GIVEN EXERCISE: Reproduce each line from the first in the data through the line that contains "const ratioTicks = [0,1,2,3,4];" exactly; give nothing else.

DATA SHOWN:
━━━━━━━━━━━━━━━━━━━━━━━━━━━━━━
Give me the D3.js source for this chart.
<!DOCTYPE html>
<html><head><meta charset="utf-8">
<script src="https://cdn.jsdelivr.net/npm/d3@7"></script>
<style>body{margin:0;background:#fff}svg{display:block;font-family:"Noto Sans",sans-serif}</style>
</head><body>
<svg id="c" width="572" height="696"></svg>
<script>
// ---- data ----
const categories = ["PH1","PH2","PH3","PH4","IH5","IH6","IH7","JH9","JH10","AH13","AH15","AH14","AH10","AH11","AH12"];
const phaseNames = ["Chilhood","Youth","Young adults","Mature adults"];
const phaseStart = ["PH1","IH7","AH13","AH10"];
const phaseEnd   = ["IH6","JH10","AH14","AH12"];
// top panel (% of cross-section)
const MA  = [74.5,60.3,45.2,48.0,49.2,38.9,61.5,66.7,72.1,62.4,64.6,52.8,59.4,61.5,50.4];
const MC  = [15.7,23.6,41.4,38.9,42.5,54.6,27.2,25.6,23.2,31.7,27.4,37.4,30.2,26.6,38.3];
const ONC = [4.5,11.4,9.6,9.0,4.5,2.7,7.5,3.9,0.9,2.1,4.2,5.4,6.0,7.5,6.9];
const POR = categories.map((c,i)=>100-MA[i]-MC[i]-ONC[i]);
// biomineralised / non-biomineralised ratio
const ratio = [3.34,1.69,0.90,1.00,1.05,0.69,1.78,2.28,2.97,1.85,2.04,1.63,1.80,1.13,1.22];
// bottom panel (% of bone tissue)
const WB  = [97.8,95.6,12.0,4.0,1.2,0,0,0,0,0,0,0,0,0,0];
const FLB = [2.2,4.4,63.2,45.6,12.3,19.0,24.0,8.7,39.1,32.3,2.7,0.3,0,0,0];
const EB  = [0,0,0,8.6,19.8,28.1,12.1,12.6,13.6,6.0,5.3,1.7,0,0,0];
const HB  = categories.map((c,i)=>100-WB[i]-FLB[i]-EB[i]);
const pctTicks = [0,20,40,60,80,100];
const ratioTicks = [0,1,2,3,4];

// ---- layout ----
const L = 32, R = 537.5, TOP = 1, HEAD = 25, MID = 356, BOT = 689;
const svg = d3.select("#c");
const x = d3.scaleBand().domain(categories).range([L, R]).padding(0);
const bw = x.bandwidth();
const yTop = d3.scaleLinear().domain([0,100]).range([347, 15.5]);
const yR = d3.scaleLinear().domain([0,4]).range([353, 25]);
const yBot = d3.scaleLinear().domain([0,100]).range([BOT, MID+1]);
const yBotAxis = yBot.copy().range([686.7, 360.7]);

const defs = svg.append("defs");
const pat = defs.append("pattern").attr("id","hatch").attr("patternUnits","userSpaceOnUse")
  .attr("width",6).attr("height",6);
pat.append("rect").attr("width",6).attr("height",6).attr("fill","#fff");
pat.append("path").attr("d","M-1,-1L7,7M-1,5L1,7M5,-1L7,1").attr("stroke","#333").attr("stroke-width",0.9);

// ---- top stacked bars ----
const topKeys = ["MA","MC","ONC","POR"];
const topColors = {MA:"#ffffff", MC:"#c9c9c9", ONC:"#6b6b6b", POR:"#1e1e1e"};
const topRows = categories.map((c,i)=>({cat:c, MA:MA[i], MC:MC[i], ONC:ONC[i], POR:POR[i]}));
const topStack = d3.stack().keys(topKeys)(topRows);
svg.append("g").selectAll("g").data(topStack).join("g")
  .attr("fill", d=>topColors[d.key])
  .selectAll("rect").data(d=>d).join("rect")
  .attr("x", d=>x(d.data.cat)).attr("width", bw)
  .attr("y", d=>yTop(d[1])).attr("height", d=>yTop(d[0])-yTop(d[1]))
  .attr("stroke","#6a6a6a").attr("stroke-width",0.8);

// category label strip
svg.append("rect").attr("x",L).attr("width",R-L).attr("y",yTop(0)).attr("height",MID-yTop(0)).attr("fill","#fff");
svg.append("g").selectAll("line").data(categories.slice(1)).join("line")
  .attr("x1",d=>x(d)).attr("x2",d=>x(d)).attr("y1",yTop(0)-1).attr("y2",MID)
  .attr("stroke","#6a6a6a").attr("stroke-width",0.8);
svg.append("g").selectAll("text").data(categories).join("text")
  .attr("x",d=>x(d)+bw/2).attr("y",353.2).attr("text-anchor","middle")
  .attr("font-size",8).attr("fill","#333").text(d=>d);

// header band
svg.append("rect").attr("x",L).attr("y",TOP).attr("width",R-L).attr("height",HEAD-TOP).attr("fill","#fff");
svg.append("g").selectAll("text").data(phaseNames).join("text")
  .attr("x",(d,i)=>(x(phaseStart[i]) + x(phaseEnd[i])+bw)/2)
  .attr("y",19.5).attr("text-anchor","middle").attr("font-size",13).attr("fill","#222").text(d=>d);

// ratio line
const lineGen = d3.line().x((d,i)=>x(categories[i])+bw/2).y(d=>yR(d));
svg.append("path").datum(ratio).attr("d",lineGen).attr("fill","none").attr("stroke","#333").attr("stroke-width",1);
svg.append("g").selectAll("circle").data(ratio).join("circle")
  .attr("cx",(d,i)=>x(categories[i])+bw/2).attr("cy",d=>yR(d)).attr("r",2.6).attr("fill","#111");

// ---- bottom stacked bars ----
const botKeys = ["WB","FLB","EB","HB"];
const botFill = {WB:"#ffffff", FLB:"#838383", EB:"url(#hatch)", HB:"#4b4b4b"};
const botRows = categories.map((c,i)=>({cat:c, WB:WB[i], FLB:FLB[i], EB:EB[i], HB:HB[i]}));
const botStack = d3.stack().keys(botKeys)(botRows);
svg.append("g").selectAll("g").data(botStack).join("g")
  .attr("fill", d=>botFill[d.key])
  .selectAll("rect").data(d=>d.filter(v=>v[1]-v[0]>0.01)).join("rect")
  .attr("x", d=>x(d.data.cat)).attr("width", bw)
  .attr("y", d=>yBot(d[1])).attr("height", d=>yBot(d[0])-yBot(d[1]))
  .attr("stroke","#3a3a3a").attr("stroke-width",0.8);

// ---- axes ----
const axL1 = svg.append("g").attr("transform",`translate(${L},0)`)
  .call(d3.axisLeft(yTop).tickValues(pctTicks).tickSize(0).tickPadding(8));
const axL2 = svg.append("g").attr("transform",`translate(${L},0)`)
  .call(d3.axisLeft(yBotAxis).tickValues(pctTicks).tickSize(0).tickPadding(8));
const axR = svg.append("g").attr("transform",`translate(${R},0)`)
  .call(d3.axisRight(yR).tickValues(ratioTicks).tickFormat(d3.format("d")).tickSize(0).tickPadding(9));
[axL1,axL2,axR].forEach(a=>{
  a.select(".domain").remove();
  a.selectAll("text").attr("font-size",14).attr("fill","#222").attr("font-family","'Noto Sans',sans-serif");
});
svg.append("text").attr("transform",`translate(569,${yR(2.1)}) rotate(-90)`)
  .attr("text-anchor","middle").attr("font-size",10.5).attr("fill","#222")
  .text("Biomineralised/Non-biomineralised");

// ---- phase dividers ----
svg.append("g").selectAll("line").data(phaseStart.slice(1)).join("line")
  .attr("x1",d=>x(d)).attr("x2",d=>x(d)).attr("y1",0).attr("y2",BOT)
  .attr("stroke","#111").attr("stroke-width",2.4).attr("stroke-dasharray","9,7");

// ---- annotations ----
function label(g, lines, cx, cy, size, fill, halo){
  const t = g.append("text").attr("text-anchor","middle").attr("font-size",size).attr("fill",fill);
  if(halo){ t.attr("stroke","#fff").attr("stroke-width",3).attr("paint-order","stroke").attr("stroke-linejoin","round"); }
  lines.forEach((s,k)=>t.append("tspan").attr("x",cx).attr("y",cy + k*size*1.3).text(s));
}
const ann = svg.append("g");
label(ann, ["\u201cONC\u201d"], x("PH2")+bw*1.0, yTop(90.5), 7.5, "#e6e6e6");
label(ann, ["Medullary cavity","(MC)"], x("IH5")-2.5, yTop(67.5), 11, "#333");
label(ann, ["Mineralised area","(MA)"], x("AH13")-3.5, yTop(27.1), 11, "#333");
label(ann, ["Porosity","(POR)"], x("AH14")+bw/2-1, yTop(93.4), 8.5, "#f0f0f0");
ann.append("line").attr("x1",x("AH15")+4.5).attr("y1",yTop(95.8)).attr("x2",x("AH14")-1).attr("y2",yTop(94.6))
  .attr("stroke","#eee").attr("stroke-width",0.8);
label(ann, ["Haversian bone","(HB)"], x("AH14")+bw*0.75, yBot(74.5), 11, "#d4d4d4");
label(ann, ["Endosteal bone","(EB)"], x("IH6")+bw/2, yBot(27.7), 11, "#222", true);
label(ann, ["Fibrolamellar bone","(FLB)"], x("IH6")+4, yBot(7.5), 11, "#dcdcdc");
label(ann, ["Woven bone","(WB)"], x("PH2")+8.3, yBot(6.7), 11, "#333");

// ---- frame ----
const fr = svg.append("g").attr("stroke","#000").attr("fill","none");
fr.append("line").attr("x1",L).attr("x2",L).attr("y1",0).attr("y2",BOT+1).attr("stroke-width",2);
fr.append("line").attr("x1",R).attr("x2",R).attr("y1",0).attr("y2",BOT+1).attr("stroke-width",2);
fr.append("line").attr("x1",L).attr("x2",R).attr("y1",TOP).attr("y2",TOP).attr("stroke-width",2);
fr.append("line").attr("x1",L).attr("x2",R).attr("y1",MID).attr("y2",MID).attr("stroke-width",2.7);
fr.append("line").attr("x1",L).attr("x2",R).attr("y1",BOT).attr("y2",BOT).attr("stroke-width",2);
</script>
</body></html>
━━━━━━━━━━━━━━━━━━━━━━━━━━━━━━
TASK OUTPUT:
Give me the D3.js source for this chart.
<!DOCTYPE html>
<html><head><meta charset="utf-8">
<script src="https://cdn.jsdelivr.net/npm/d3@7"></script>
<style>body{margin:0;background:#fff}svg{display:block;font-family:"Noto Sans",sans-serif}</style>
</head><body>
<svg id="c" width="572" height="696"></svg>
<script>
// ---- data ----
const categories = ["PH1","PH2","PH3","PH4","IH5","IH6","IH7","JH9","JH10","AH13","AH15","AH14","AH10","AH11","AH12"];
const phaseNames = ["Chilhood","Youth","Young adults","Mature adults"];
const phaseStart = ["PH1","IH7","AH13","AH10"];
const phaseEnd   = ["IH6","JH10","AH14","AH12"];
// top panel (% of cross-section)
const MA  = [74.5,60.3,45.2,48.0,49.2,38.9,61.5,66.7,72.1,62.4,64.6,52.8,59.4,61.5,50.4];
const MC  = [15.7,23.6,41.4,38.9,42.5,54.6,27.2,25.6,23.2,31.7,27.4,37.4,30.2,26.6,38.3];
const ONC = [4.5,11.4,9.6,9.0,4.5,2.7,7.5,3.9,0.9,2.1,4.2,5.4,6.0,7.5,6.9];
const POR = categories.map((c,i)=>100-MA[i]-MC[i]-ONC[i]);
// biomineralised / non-biomineralised ratio
const ratio = [3.34,1.69,0.90,1.00,1.05,0.69,1.78,2.28,2.97,1.85,2.04,1.63,1.80,1.13,1.22];
// bottom panel (% of bone tissue)
const WB  = [97.8,95.6,12.0,4.0,1.2,0,0,0,0,0,0,0,0,0,0];
const FLB = [2.2,4.4,63.2,45.6,12.3,19.0,24.0,8.7,39.1,32.3,2.7,0.3,0,0,0];
const EB  = [0,0,0,8.6,19.8,28.1,12.1,12.6,13.6,6.0,5.3,1.7,0,0,0];
const HB  = categories.map((c,i)=>100-WB[i]-FLB[i]-EB[i]);
const pctTicks = [0,20,40,60,80,100];
const ratioTicks = [0,1,2,3,4];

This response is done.